Justice Thomas, concurring in part and concurring in the judgment.

I join the Court’s opinion except for the discussion of Maryland’s prison-grievance procedures, ante, at 11–14, which needlessly wades into respondent Shaidon Blake’s questionable lodgings of new documents in this Court. Those documents are not part of the appellate record. See Fed. Rule App. Proc. 10(a). We have “consistently condemned” attempts to influence our decisions by submitting “additional or different evidence that is not part of the certified record.” S. Shapiro, K. Geller, T. Bishop, E. Hartnett, & D. Himmelfarb, Supreme Court Practice §13.11(k), p. 743 (10th ed. 2013). Perhaps Blake’s newfound documents are subject to judicial notice as public records. See Fed. Rule Evid. 201. But I would not take such notice for the first time in this Court. It appears that Blake had a chance to submit many of his documents to the lower courts and failed to do so. Taking notice of the documents encourages gamesmanship and frustrates our review. I would let the Court of Appeals decide on remand whether to supplement the record, see Fed. Rule App. Proc. 10(e), or take notice of Blake’s lodgings.
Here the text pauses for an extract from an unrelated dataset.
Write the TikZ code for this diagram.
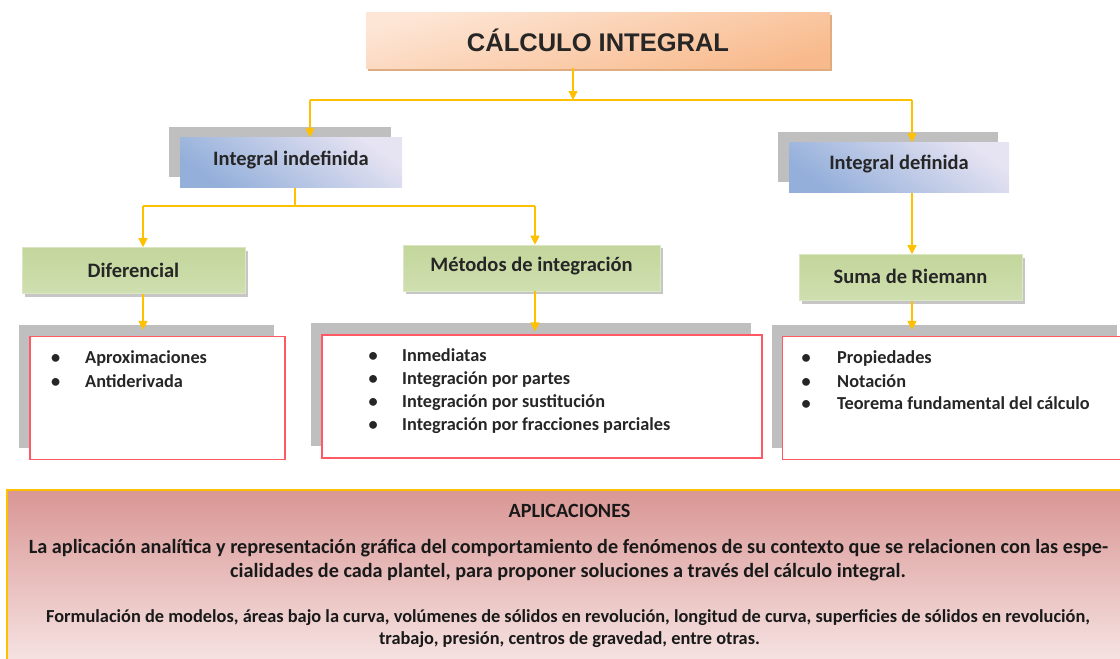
\documentclass[tikz,border=0pt]{standalone}
\usepackage{fontspec}
\setmainfont{Carlito}[BoldFont={Carlito Bold}]
\newfontfamily\titlefont{Liberation Sans}
\usetikzlibrary{shadows,arrows.meta}
\definecolor{gold}{HTML}{FFC000}
\definecolor{shgray}{HTML}{BFBFBF}
\definecolor{orA}{HTML}{FDE6D6}
\definecolor{orB}{HTML}{F8BA8C}
\definecolor{blA}{HTML}{E6E3F2}
\definecolor{blB}{HTML}{93AFDA}
\definecolor{grA}{HTML}{C3D69B}
\definecolor{grB}{HTML}{EEF3E2}
\definecolor{grC}{HTML}{CFDFB0}
\definecolor{redb}{HTML}{FF5A64}
\definecolor{pkA}{HTML}{D99694}
\definecolor{pkB}{HTML}{F5E2E1}
\tikzset{
  titlebox/.style={minimum width=464pt, minimum height=56pt, inner sep=0pt,
    top color=orA, bottom color=orB, shading angle=15,
    drop shadow={shadow xshift=2pt, shadow yshift=-3pt, fill=brown!60!orB, opacity=0.8},
    font=\titlefont\bfseries\fontsize{25.5}{30}\selectfont, text=black!85},
  boxfont/.style={font=\bfseries\fontsize{20.5}{24}\selectfont, text=black!85,
    text height=14pt, text depth=#1},
  bluebox/.style={minimum width=#1, minimum height=50pt, inner sep=0pt,
    top color=blA, bottom color=blB, shading angle=-35,
    general shadow={fill=shgray, shadow xshift=-11pt, shadow yshift=11pt}},
  greenbox/.style={minimum width=#1, minimum height=46pt, inner sep=0pt,
    top color=grA, middle color=grB, bottom color=grC, draw=grA!60!white, line width=0.6pt,
    drop shadow={shadow xshift=2.5pt, shadow yshift=-3pt, fill=gray, opacity=0.45}},
  listbox/.style={minimum width=#1, minimum height=123pt, inner sep=0pt,
    fill=white, draw=redb, line width=1.3pt,
    general shadow={fill=shgray, shadow xshift=-11pt, shadow yshift=12pt}},
  li/.style={anchor=base west, inner sep=0pt,
    font=\bfseries\fontsize{18.3}{22}\selectfont, text=black!85},
  arr/.style={draw=gold, line width=1.3pt, -{Triangle[width=9pt,length=9pt]}},
  conn/.style={draw=gold, line width=1.3pt},
  btextA/.style={anchor=base, inner sep=0pt, font=\bfseries\fontsize{20.2}{24}\selectfont, text=black!90},
  btextB/.style={anchor=base, inner sep=0pt, font=\bfseries\fontsize{18.35}{22}\selectfont, text=black!90},
}
\newcommand{\bul}[1]{\makebox[#1][l]{\textbullet}}
\begin{document}
\begin{tikzpicture}[x=1pt,y=-1pt]
\useasboundingbox (0,0) rectangle (1120,659);
% top
\node[titlebox] (title) at (598,40) {CÁLCULO INTEGRAL};
\node[bluebox=222pt, boxfont=9pt] (indef) at (291,162.5) {Integral indefinida};
\node[bluebox=220pt, boxfont=10pt] (def) at (899,167.5) {Integral definida};
\node[greenbox=223pt, boxfont=1pt] (dif) at (133.5,270.5) {Diferencial};
\node[greenbox=257pt, boxfont=7pt] (met) at (531.5,268) {Métodos de integración};
\node[greenbox=223pt, boxfont=2pt] (sum) at (910.5,277.5) {Suma de Riemann};
\node[listbox=255pt] (list1) at (157.5,398) {};
\node[listbox=440pt] (list2) at (542,396.5) {};
\node[listbox=345pt] (list3) at (955,398) {};
% connectors
\coordinate (b1) at (573,100);
\coordinate (bL) at (310,100);
\coordinate (bR) at (912,100);
\coordinate (c0) at (295,206);
\coordinate (cL) at (143,206);
\coordinate (cR) at (535,206);
\draw[arr] (b1 |- title.south) -- (b1);
\draw[conn] (bL) -- (bR);
\draw[arr] (bL) -- (bL |- indef.north);
\draw[arr] (bR) -- (bR |- def.north);
\draw[conn] (c0 |- indef.south) -- (c0);
\draw[conn] (cL) -- (cR);
\draw[arr] (cL) -- (cL |- dif.north);
\draw[arr] (cR) -- (cR |- met.north);
\draw[arr] (bR |- def.south) -- (bR |- sum.north);
\draw[arr, shorten >=6pt] (cL |- dif.south) -- (cL |- list1.north);
\draw[arr, shorten >=3pt] (cR |- met.south) -- (cR |- list2.north);
\draw[arr, shorten >=6pt] (bR |- sum.south) -- (bR |- list3.north);
% list texts
\node[li] (t1a) at (51,363) {\bul{34pt}Aproximaciones};
\node[li] (t1b) at (51,387) {\bul{34pt}Antiderivada};
\node[li] (t2a) at (368.5,361) {\bul{33.5pt}Inmediatas};
\node[li] (t2b) at (368.5,384) {\bul{33.5pt}Integración por partes};
\node[li] (t2c) at (368.5,407) {\bul{33.5pt}Integración por sustitución};
\node[li] (t2d) at (368.5,430) {\bul{33.5pt}Integración por fracciones parciales};
\node[li] (t3a) at (801.5,363) {\bul{35.5pt}Propiedades};
\node[li] (t3b) at (801.5,387) {\bul{35.5pt}Notación};
\node[li] (t3c) at (801.5,409.5) {\bul{35.5pt}Teorema fundamental del cálculo};
% bottom
\shade[top color=pkA, bottom color=pkB] (7,490) rectangle (1120,659);
\draw[conn, line width=1.6pt] (7,659) -- (7,490) -- (1120,490);
\node[btextA] (ap) at (569.5,517) {APLICACIONES};
\node[btextA] (p1) at (568.5,553) {La aplicación analítica y representación gráfica del comportamiento de fenómenos de su contexto que se relacionen con las espe-};
\node[btextA] (p2) at (568,577) {cialidades de cada plantel, para proponer soluciones a través del cálculo integral.};
\node[btextB] (p3) at (568,622) {Formulación de modelos, áreas bajo la curva, volúmenes de sólidos en revolución, longitud de curva, superficies de sólidos en revolución,};
\node[btextB] (p4) at (569.5,644) {trabajo, presión, centros de gravedad, entre otras.};
\end{tikzpicture}
\end{document}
SUPREME COURT OF THE UNITED STATES

_________________

No. 15–339

_________________

MICHAEL ROSS, PETITIONER v. SHAIDON BLAKE

on writ of certiorari to the united states court of appeals for the fourth circuit

[June 6, 2016]

Justice Breyer, concurring in part.

I join the opinion of the Court, with the exception that I described in Woodford v. Ngo, 548 U. S. 81 (2006) . There, I agreed that “Congress intended the term ‘exhausted’ to ‘mean what the term means in administrative law, where exhaustion means proper exhaustion.’ ” Id., at 103 (opinion concurring in judgment). Though that statutory term does not encompass “freewheeling” exceptions for any “ ‘special circumstanc[e],’ ” ante, at 1, it does include administrative law’s “well-established exceptions to exhaustion.” Woodford, supra, at 103 (opinion of Breyer, J.). I believe that such exceptions, though not necessary to the Court’s disposition of this case, may nevertheless apply where appropriate.